▸ **EXTRACTED MATERIAL**
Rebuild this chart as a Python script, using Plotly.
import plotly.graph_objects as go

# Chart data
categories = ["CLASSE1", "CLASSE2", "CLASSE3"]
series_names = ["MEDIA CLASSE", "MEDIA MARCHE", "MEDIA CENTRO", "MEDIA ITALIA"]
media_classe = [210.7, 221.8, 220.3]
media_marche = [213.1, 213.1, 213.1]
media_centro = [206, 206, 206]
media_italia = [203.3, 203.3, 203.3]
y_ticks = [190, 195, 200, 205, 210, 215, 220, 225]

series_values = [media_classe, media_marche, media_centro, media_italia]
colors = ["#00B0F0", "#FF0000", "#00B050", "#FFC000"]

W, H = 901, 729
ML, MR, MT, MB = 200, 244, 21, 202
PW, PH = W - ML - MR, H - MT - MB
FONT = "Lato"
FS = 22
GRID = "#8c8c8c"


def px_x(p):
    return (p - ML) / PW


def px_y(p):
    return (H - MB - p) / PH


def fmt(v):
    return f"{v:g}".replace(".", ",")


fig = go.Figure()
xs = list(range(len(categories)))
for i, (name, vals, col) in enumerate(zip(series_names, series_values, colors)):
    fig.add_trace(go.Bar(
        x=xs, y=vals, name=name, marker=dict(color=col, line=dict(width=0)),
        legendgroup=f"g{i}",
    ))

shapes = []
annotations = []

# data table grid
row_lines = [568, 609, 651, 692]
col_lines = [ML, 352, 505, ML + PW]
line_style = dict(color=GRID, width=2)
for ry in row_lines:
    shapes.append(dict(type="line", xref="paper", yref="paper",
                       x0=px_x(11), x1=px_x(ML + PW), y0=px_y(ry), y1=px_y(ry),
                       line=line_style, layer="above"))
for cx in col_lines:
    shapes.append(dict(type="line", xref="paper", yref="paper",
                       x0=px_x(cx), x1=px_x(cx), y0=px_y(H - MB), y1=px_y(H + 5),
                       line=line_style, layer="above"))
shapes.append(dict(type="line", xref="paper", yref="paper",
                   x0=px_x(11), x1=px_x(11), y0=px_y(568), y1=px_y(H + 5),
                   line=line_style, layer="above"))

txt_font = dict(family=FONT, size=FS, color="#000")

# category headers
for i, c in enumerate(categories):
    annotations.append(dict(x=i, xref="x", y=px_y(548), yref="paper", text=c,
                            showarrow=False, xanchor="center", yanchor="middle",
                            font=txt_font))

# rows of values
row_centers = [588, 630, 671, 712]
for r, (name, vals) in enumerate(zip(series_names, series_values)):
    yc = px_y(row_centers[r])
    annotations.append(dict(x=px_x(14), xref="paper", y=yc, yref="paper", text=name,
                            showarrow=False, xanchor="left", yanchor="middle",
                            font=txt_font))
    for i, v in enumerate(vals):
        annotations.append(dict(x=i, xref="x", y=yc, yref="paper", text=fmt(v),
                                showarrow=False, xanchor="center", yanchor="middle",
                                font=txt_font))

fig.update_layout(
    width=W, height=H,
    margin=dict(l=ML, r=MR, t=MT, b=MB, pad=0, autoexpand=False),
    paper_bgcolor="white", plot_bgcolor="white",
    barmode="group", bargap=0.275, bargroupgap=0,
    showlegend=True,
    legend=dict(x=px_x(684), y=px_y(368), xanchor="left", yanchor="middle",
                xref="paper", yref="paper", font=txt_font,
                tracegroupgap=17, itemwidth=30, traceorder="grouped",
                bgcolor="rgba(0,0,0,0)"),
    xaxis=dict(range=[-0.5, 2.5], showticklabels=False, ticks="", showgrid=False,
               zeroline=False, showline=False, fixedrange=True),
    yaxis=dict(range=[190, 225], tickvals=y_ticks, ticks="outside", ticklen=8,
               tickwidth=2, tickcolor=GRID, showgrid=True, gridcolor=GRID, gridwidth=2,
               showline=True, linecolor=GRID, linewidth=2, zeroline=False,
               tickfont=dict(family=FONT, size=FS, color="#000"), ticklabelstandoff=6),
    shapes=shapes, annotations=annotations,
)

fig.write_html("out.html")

* * *

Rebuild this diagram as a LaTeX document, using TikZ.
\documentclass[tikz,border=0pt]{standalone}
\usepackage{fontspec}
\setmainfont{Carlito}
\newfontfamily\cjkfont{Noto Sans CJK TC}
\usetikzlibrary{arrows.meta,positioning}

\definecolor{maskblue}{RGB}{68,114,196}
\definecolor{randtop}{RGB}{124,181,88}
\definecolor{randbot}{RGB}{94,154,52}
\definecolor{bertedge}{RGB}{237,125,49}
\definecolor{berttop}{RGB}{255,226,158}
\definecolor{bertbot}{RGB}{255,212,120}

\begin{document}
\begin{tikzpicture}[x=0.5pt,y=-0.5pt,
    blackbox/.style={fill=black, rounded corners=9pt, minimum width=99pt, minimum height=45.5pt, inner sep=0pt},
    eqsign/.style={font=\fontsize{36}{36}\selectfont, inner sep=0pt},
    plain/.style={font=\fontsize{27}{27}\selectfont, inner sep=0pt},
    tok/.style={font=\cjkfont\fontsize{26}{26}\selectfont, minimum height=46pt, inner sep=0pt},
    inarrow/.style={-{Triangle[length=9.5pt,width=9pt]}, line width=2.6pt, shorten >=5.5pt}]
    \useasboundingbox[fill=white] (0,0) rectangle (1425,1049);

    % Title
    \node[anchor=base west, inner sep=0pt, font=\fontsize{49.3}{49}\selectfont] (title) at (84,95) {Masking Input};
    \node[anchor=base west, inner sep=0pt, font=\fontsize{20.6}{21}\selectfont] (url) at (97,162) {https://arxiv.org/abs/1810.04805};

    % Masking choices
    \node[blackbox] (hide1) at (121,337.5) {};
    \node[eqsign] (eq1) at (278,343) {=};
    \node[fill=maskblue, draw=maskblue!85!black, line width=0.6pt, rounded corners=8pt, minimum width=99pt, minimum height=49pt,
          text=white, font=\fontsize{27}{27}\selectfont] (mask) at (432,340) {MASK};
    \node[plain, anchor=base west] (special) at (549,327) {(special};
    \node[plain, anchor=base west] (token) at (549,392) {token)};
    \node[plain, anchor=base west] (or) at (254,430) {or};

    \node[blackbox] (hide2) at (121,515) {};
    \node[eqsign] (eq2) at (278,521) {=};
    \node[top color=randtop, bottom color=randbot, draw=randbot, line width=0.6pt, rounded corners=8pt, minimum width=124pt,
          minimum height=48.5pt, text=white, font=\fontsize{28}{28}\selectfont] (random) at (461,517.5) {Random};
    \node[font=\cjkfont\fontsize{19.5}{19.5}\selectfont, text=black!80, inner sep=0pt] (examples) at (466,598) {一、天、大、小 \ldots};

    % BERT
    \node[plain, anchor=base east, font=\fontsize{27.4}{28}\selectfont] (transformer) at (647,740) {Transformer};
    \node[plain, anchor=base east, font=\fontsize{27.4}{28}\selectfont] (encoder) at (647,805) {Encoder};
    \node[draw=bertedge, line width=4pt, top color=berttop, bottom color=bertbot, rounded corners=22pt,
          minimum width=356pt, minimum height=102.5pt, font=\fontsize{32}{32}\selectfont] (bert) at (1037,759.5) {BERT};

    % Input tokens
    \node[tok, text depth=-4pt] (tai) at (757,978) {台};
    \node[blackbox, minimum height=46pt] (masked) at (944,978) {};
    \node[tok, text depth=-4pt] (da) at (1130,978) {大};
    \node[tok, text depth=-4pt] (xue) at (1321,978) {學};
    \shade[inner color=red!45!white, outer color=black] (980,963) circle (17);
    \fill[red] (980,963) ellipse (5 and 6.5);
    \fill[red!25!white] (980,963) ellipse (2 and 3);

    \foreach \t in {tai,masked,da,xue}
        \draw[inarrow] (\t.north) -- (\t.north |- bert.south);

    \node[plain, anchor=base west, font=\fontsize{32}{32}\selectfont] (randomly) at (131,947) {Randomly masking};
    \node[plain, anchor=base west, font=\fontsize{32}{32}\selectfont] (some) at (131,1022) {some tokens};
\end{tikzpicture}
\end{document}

▸ **WHAT IS NEEDED**
Above are the lines; repeat exactly the ones from the line containing "Rebuild this chart" down to the line containing "return (H - MB - p) / PH", both inclusive.

▸ **EXERCISE OUTPUT**
Rebuild this chart as a Python script, using Plotly.
import plotly.graph_objects as go

# Chart data
categories = ["CLASSE1", "CLASSE2", "CLASSE3"]
series_names = ["MEDIA CLASSE", "MEDIA MARCHE", "MEDIA CENTRO", "MEDIA ITALIA"]
media_classe = [210.7, 221.8, 220.3]
media_marche = [213.1, 213.1, 213.1]
media_centro = [206, 206, 206]
media_italia = [203.3, 203.3, 203.3]
y_ticks = [190, 195, 200, 205, 210, 215, 220, 225]

series_values = [media_classe, media_marche, media_centro, media_italia]
colors = ["#00B0F0", "#FF0000", "#00B050", "#FFC000"]

W, H = 901, 729
ML, MR, MT, MB = 200, 244, 21, 202
PW, PH = W - ML - MR, H - MT - MB
FONT = "Lato"
FS = 22
GRID = "#8c8c8c"


def px_x(p):
    return (p - ML) / PW


def px_y(p):
    return (H - MB - p) / PH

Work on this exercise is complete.